When the Mexican national team took control of the second half of Sunday's Gold Cup final, it was easy to point to tactical adjustments made by El Tri coach Tata Martino as having turned the tide, but the reality is momentum swung in the second half because the U.S. national team ran out of gas.
Gregg Berhalter watched his team attack Mexico's defense relentlessly in the first half, creating chance after chance, but as those opportunities went unfulfilled, there was another worrying trend that continued. The U.S. team's young players kept the pedal on the gas, even as the team's fuel gauge careened dangerously toward empty.
"It cost us a lot of energy to play the way that we were playing," Berhalter said after the match. "We had very quick attacks. You can’t go from your goalkeeper and try to go to their goal 15-20 times a night. You need also to change the rhythm of the game, keep the ball, get them moving side to side, and we didn’t do that."
After dodging those first-half threats, Mexico eventually found themselves facing an American team that started to slow down, which then moved the match into a pace that suited El Tri perfectly.
Jozy Altidore and Michael Bradley were clearly worn out after the first 60 minutes, but fatigue wasn't limited to the U.S. team's older players. Even young stars Christian Pulisic and Weston McKennie, who were all over the field in the first half, faded out of the match, which left the American attack relatively toothless down the stretch.
"As we continue to grow and mature as a team, one of the things we’ll always need to work on is the balance of using the speed and direct attacking ability of guys like Christian and Jozy, Jordan Morris and Paul Arriola," Michael Bradley said. "A bunch more guys as well whose ability to be fast and mobile and on the move in a vertical way towards the goal is quite good.
"We want to use that, we want to take advantage of that, but we also then, in other moments, want to know how to slow things down. Know how to make the first pass or two out of our half, but then be able to manage things and connect passes and drive the other team back a little bit. It’s a balance."
The Americans started out fast in their semifinal win against Jamaica, but the difference was they were able to put an early goal on the board to put the pressure on the Reggae Boyz.

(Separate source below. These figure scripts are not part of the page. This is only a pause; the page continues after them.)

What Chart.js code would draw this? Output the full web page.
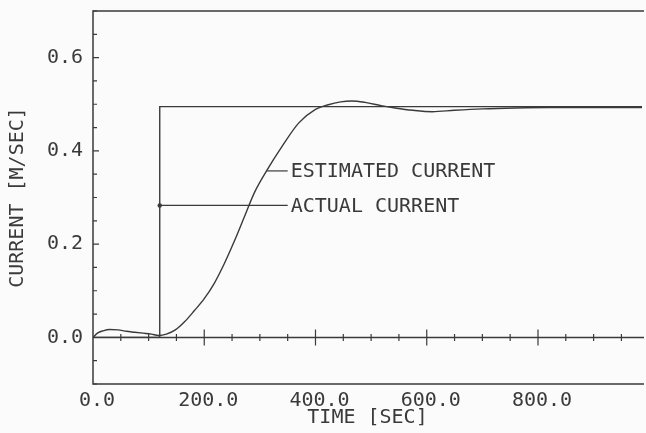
<!DOCTYPE html>
<html>
<head>
<meta charset="utf-8">
<script src="https://cdn.jsdelivr.net/npm/chart.js@4/dist/chart.umd.min.js"></script>
<style>
  html, body { margin: 0; padding: 0; background: #fbfbfb; }
  #wrap { width: 646px; height: 433px; }
</style>
</head>
<body>
<div id="wrap"><canvas id="c" width="646" height="433"></canvas></div>
<script>
// Estimated current from the observer (time in seconds, current in m/s)
const estTime = [0, 8, 18, 30, 45, 60, 75, 90, 105, 118, 132, 148, 165, 182, 200, 218, 236, 254, 272, 290,
                 312, 339, 370, 400, 423, 445, 465, 489, 518, 543, 575, 610, 650, 700, 760, 820, 880, 940, 987];
const estCurrent = [0, 0.009, 0.014, 0.017, 0.016, 0.013, 0.011, 0.009, 0.007, 0.004, 0.007, 0.016, 0.034, 0.057,
                    0.083, 0.116, 0.158, 0.206, 0.258, 0.310, 0.357, 0.408, 0.460, 0.489, 0.499, 0.505, 0.507,
                    0.504, 0.497, 0.492, 0.487, 0.484, 0.487, 0.490, 0.492, 0.493, 0.493, 0.493, 0.493];

// Actual current: a step applied at t = 120 s
const actTime = [0, 120, 120, 987];
const actCurrent = [0, 0, 0.495, 0.495];

// Axis ticks
const xTickValues = [0, 200, 400, 600, 800];
const yTickValues = [0, 0.2, 0.4, 0.6];

// Curve callouts: leader start on the curve, leader end, label
const callouts = [
  { text: 'ESTIMATED CURRENT', from: [312, 0.357], to: [350, 0.357] },
  { text: 'ACTUAL CURRENT',    from: [120, 0.283], to: [350, 0.283] }
];

const INK = '#3a3a3a';
const FONT = 'DejaVu Sans Mono';

const toPoints = (xs, ys) => xs.map((t, i) => ({ x: t, y: ys[i] }));

// Frame, zero axis with cross ticks, inward y ticks and callout text
const plotFrame = {
  id: 'plotFrame',
  beforeDatasetsDraw(chart) {
    const { ctx, chartArea: a, scales: { x, y } } = chart;
    ctx.save();
    ctx.strokeStyle = INK;
    ctx.lineWidth = 1.5;
    ctx.beginPath();
    ctx.moveTo(a.right + 2, a.top);
    ctx.lineTo(a.left, a.top);
    ctx.lineTo(a.left, a.bottom);
    ctx.lineTo(a.right + 2, a.bottom);
    ctx.stroke();

    const y0 = y.getPixelForValue(0);
    ctx.beginPath();
    ctx.moveTo(a.left, y0);
    ctx.lineTo(a.right + 2, y0);
    ctx.stroke();

    ctx.lineWidth = 1.2;
    ctx.beginPath();
    for (let k = 1; k * 50 <= x.max; k++) {
      const px = x.getPixelForValue(k * 50);
      const h = k % 4 === 0 ? 8 : 3.5;
      ctx.moveTo(px, y0 - h);
      ctx.lineTo(px, y0 + h);
    }
    for (let k = -2; k <= 14; k++) {
      if (k === 0) continue;
      const py = y.getPixelForValue(k * 0.05);
      const w = k % 4 === 0 ? 6 : 4;
      ctx.moveTo(a.left, py);
      ctx.lineTo(a.left + w, py);
    }
    ctx.stroke();
    ctx.restore();
  },
  afterDatasetsDraw(chart) {
    const { ctx, scales: { x, y } } = chart;
    ctx.save();
    ctx.fillStyle = INK;
    ctx.font = '20px "' + FONT + '"';
    ctx.textAlign = 'left';
    ctx.textBaseline = 'middle';
    callouts.forEach(c => {
      ctx.fillText(c.text, x.getPixelForValue(c.to[0]) + 3, y.getPixelForValue(c.to[1]) + 1);
    });
    ctx.restore();
  }
};

const lineStyle = {
  borderColor: INK,
  borderWidth: 1.4,
  pointRadius: 0,
  showLine: true,
  fill: false
};

const fixPadding = s => { s.paddingTop = 0; s.paddingBottom = 0; s.paddingLeft = 0; s.paddingRight = 0; };

new Chart(document.getElementById('c'), {
  type: 'scatter',
  data: {
    datasets: [
      Object.assign({ label: 'ESTIMATED CURRENT', data: toPoints(estTime, estCurrent),
                      cubicInterpolationMode: 'monotone' }, lineStyle),
      Object.assign({ label: 'ACTUAL CURRENT', data: toPoints(actTime, actCurrent), tension: 0 }, lineStyle),
      ...callouts.map((c, i) => Object.assign({}, lineStyle, {
        label: c.text + ' leader',
        data: [{ x: c.from[0], y: c.from[1] }, { x: c.to[0], y: c.to[1] }],
        borderWidth: 1.2,
        tension: 0,
        pointRadius: [i === 1 ? 2.2 : 0, 0],
        pointBackgroundColor: INK,
        pointBorderWidth: 0
      }))
    ]
  },
  options: {
    responsive: false,
    animation: false,
    devicePixelRatio: 1,
    layout: { padding: { left: 0, top: 11, right: 0, bottom: 0 } },
    plugins: { legend: { display: false }, tooltip: { enabled: false } },
    scales: {
      x: {
        type: 'linear',
        min: 0,
        max: 987,
        afterFit: s => { s.height = 49; fixPadding(s); },
        afterBuildTicks: s => { s.ticks = xTickValues.map(v => ({ value: v })); },
        grid: { display: false, drawTicks: false },
        border: { display: false },
        ticks: {
          color: INK,
          font: { family: FONT, size: 20 },
          padding: 5,
          labelOffset: 4,
          maxRotation: 0,
          callback: v => v.toFixed(1)
        },
        title: {
          display: true,
          text: 'TIME [SEC]',
          color: INK,
          font: { family: FONT, size: 20 },
          padding: { top: 0, bottom: 3 }
        }
      },
      y: {
        type: 'linear',
        min: -0.1,
        max: 0.7,
        afterFit: s => { s.width = 93; fixPadding(s); },
        afterBuildTicks: s => { s.ticks = yTickValues.map(v => ({ value: v })); },
        grid: { display: false, drawTicks: false },
        border: { display: false },
        ticks: {
          color: INK,
          font: { family: FONT, size: 20 },
          padding: 10,
          callback: v => v.toFixed(1)
        },
        title: {
          display: true,
          text: 'CURRENT [M/SEC]',
          color: INK,
          font: { family: FONT, size: 20 },
          padding: { top: 6, bottom: 0 }
        }
      }
    }
  },
  plugins: [plotFrame]
});
</script>
</body>
</html>
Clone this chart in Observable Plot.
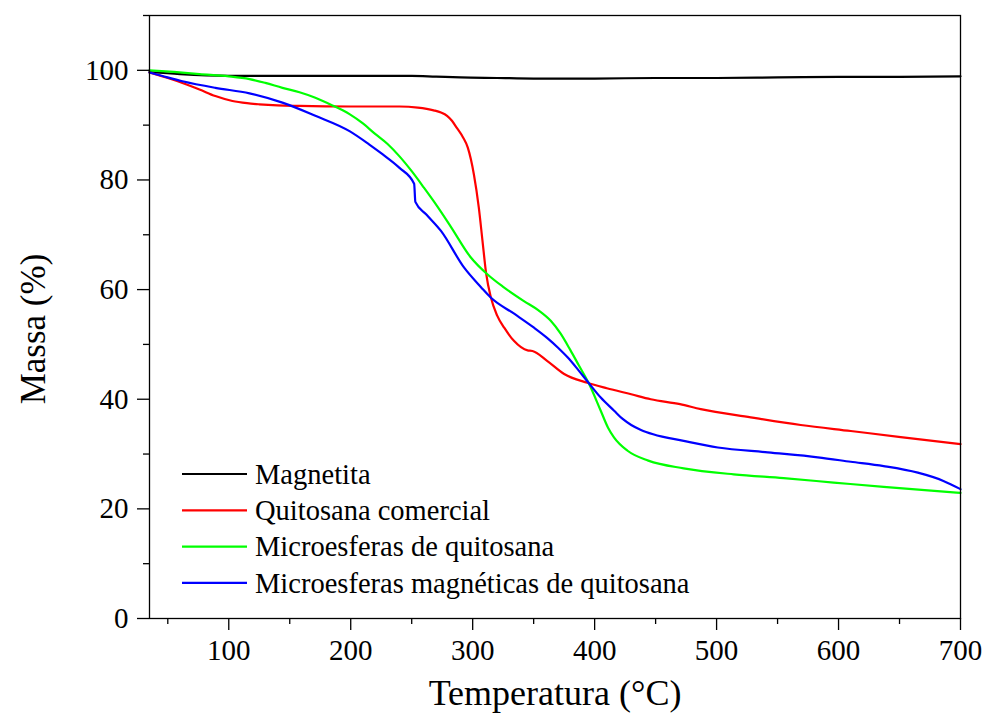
<!DOCTYPE html>
<html>
<head>
<meta charset="utf-8">
<script src="https://cdn.jsdelivr.net/npm/d3@7"></script>
<script src="https://cdn.jsdelivr.net/npm/@observablehq/plot@0.6"></script>
<style>
  html, body { margin: 0; padding: 0; background: #ffffff; }
  #chart svg { display: block; }
</style>
</head>
<body>
<div id="chart"></div>
<script>
// ---- data ----
const seriesNames = ["Magnetita", "Quitosana comercial", "Microesferas de quitosana", "Microesferas magnéticas de quitosana"];
const seriesColors = ["#000000", "#ff0000", "#00ff00", "#0000ff"];

const magnetitaT = [35, 60, 100, 150, 200, 250, 270, 290, 320, 350, 400, 450, 500, 550, 600, 650, 700];
const magnetitaM = [99.7, 99.3, 99.0, 99.0, 99.0, 99.0, 98.85, 98.7, 98.6, 98.5, 98.5, 98.6, 98.6, 98.7, 98.8, 98.8, 98.9];

const quitosanaT = [35, 50, 62, 76, 89, 103, 115, 125, 140, 158, 200, 240, 255, 268, 274, 279, 283, 287, 292, 296, 301, 305, 308, 311, 315, 320, 326, 334, 345, 349, 361, 375, 394, 410, 430, 446, 470, 487, 528, 569, 610, 651, 700];
const quitosanaM = [99.6, 98.6, 97.7, 96.5, 95.3, 94.4, 94.0, 93.8, 93.6, 93.5, 93.4, 93.4, 93.2, 92.7, 92.3, 91.7, 90.8, 89.5, 87.8, 85.9, 81.0, 75.0, 69.0, 63.0, 58.5, 55.3, 53.0, 50.6, 48.9, 48.8, 47.0, 44.6, 43.0, 42.0, 40.9, 40.0, 39.1, 38.2, 36.7, 35.3, 34.2, 33.1, 31.8];

const microT = [35, 55, 76, 100, 117, 130, 144, 158, 171, 185, 199, 210, 220, 230, 240, 250, 260, 270, 282, 298, 312, 325, 342, 354, 364, 372, 380, 387, 395, 405, 411, 416, 427, 444, 473, 514, 555, 596, 637, 700];
const microM = [100.0, 99.7, 99.3, 98.9, 98.4, 97.7, 96.8, 96.0, 95.0, 93.6, 92.0, 90.3, 88.4, 86.6, 84.3, 81.6, 78.6, 75.5, 71.5, 66.0, 62.8, 60.5, 57.9, 56.2, 54.3, 52.0, 49.0, 46.2, 43.0, 37.9, 34.8, 33.0, 30.6, 28.8, 27.4, 26.3, 25.6, 24.8, 24.0, 22.9];

const magMicroT = [35, 45, 62, 89, 117, 144, 171, 199, 215, 226, 240, 252, 253, 262, 274, 293, 307, 315, 334, 350, 361, 370, 378, 386, 395, 405, 416, 423, 430, 438, 448, 473, 501, 542, 583, 610, 637, 665, 686, 700];
const magMicroM = [99.6, 99.0, 98.0, 96.8, 95.8, 94.1, 91.7, 88.9, 86.5, 84.7, 82.2, 79.3, 76.0, 73.7, 70.7, 64.0, 60.4, 58.5, 55.6, 53.1, 51.2, 49.4, 47.6, 45.5, 43.0, 40.3, 37.9, 36.4, 35.3, 34.4, 33.6, 32.4, 31.2, 30.3, 29.4, 28.6, 27.8, 26.6, 25.1, 23.6];

const xMajorTicks = [100, 200, 300, 400, 500, 600, 700];
const xMinorTicks = [50, 150, 250, 350, 450, 550, 650];
const yMajorTicks = [0, 20, 40, 60, 80, 100];
const yMinorTicks = [10, 30, 50, 70, 90, 110];

const xLabel = "Temperatura (°C)";
const yLabel = "Massa (%)";

// ---- build table ----
const seriesT = [magnetitaT, quitosanaT, microT, magMicroT];
const seriesM = [magnetitaM, quitosanaM, microM, magMicroM];
const rows = [];
seriesNames.forEach((name, i) => {
  seriesT[i].forEach((t, j) => rows.push({series: name, t, m: seriesM[i][j]}));
});

const font = "'Liberation Serif', 'Times New Roman', Times, serif";

const chart = Plot.plot({
  width: 985,
  height: 722,
  marginLeft: 149,
  marginRight: 25,
  marginTop: 15,
  marginBottom: 104,
  style: {fontFamily: font, fontSize: "29px", background: "#ffffff", color: "#000000"},
  x: {domain: [35, 700], axis: null},
  y: {domain: [0, 110], axis: null},
  color: {domain: seriesNames, range: seriesColors},
  marks: [
    Plot.line(rows, {x: "t", y: "m", z: "series", stroke: "series", strokeWidth: 2.2, curve: "monotone-x"}),
    Plot.frame({stroke: "#000000", strokeWidth: 1.3}),
    Plot.axisX({ticks: xMajorTicks, tickSize: 12, tickPadding: 9, strokeWidth: 1.3, fontSize: 29, label: null}),
    Plot.axisX({ticks: xMinorTicks, tickSize: 6, strokeWidth: 1.3, tickFormat: () => "", label: null}),
    Plot.axisY({ticks: yMajorTicks, tickSize: 12, tickPadding: 9, strokeWidth: 1.3, fontSize: 29, label: null}),
    Plot.axisY({ticks: yMinorTicks, tickSize: 6, strokeWidth: 1.3, tickFormat: () => "", label: null}),
    Plot.text([xLabel], {frameAnchor: "bottom", dy: 86, fontSize: 36, textAnchor: "middle", text: d => d}),
    Plot.text([yLabel], {frameAnchor: "left", dx: -116, dy: 12, rotate: -90, fontSize: 35, textAnchor: "middle", text: d => d})
  ]
});

document.getElementById("chart").appendChild(chart);

// ---- legend (inside the plot area, lower left) ----
const svg = d3.select(chart);
const lg = svg.append("g").attr("font-family", font).attr("font-size", 28.5).attr("text-anchor", "start");
const legendY0 = 474, legendStep = 36.3;
seriesNames.forEach((name, i) => {
  const y = legendY0 + i * legendStep;
  lg.append("line").attr("x1", 182).attr("x2", 247).attr("y1", y).attr("y2", y)
    .attr("stroke", seriesColors[i]).attr("stroke-width", 2.2);
  lg.append("text").attr("x", 255).attr("y", y).attr("dy", "0.34em")
    .attr("text-anchor", "start").attr("fill", "#000000").text(name);
});
</script>
</body>
</html>
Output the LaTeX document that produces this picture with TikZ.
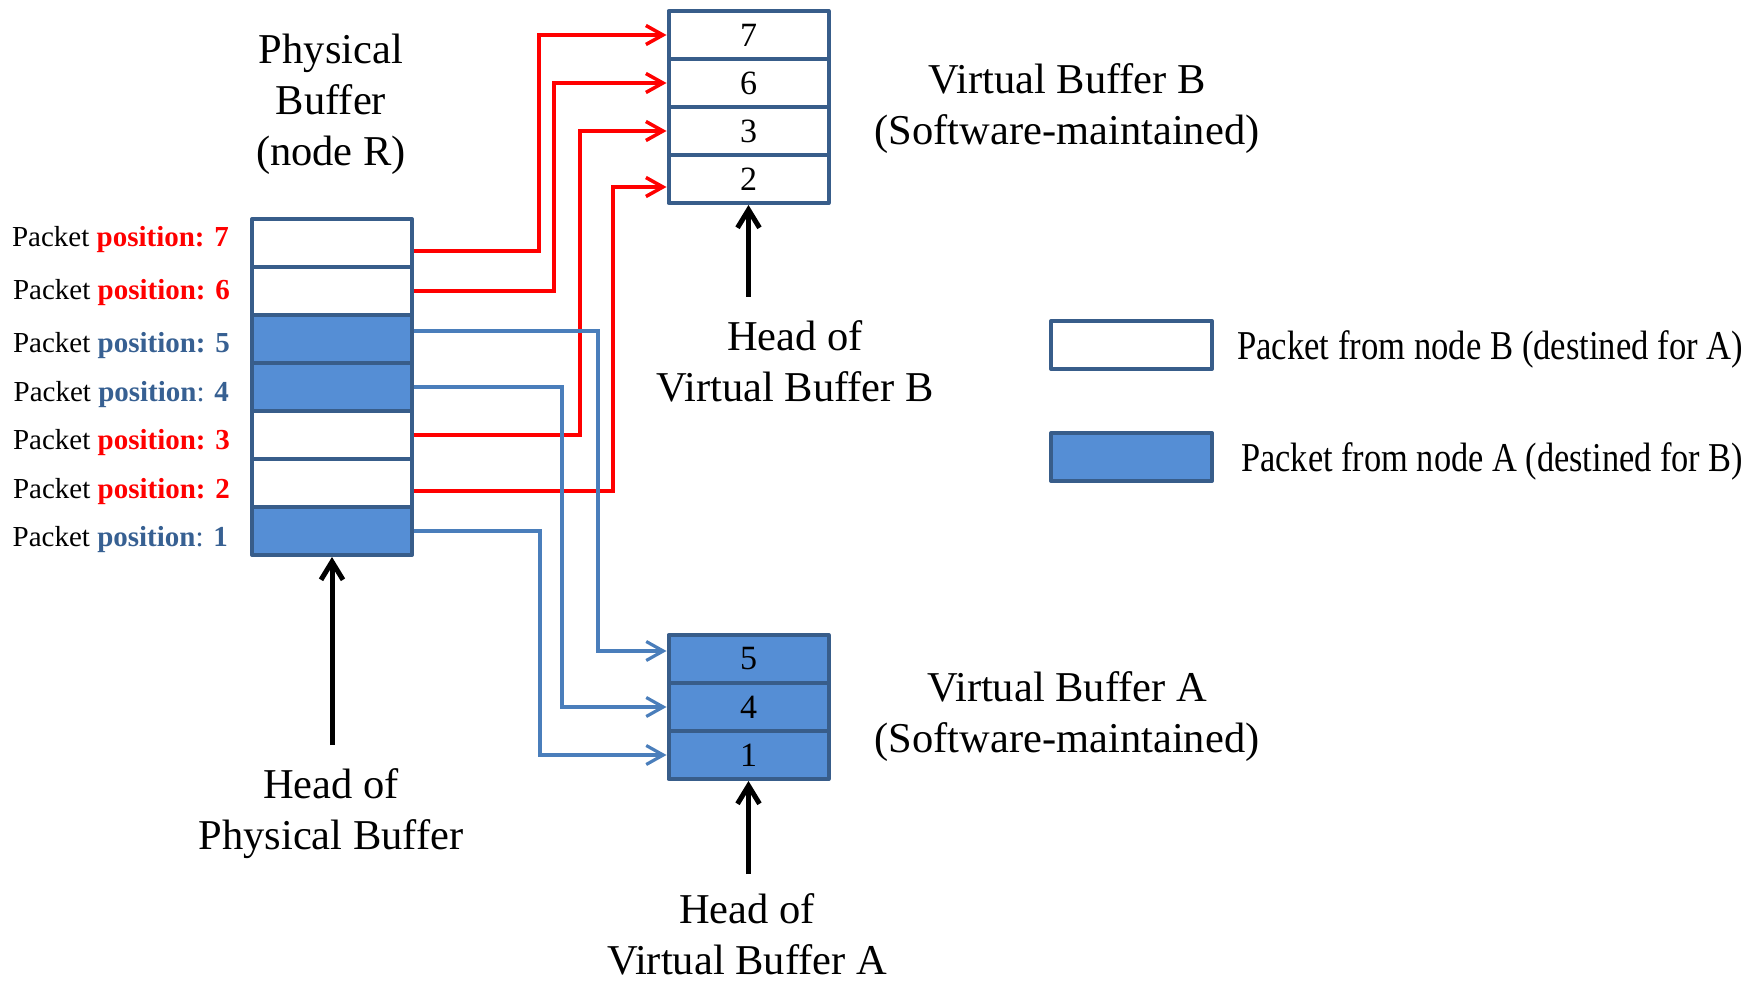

Berhalter's side executed his first-half game plan well against Mexico, but when the match remained scoreless into the second half, El Tri settled down defensively, and began to dominate the midfield by limiting the amount of time Bradley and McKennie operated on the ball.
"We felt like we had an advantage on them with speed, with quickness, and we definitely showed that in the first half," Berhalter said. "Again, as we continually try to have quick attacks it will cost energy in the end and Mexico, they stayed calm. Their experience really helped and they were able to keep moving us around and we lost some power."
Managing tempo was something the Mexican team did very well, and that played out in the second half, when El Tri alternated between patient stretches of possession along with the targeted attacking forays of Rodolfo Pizarro, Jonathan Dos Santos and Andres Guardado.
"In the first half they pressured us a lot, and fouled us a lot, the game was very even," Dos Santos said. "In the second half they didn't have as much, we dominated the entire second half, created chances and we deserved the victory."
"They got tired a little in the second half and we took advantage of the spaces," Mexico midfielder Edson Alvarez said. "We took advantage of our intensity to take the ball from them on their side of the field and that was a turning point."
Berhalter lamented his team's second-half struggles, but sounded like a coach who was optimistic about how his team performed at the Gold Cup overall, chalking up Sunday's loss to an experience his young team needed to go through in order to grow.
"Mexico definitely have an experienced team, but we have a quality team," Berhalter said. "We believe in a lot of the young players and we think at the end of the day we need to gain experience so a game like this is perfect for us. It was a big occasion, a lot of the player’s first time playing in a game like this and we need to learn. We weren’t ready for the step tonight but we will be ready.
"I think the guys will learn a lot from this game," Berhalter said. "There’s a lot of guys playing in their first game like this. For us, the whole month the focus was on making progress and when I look back and evaluate it I think we did make progress. This experience will help us moving forward."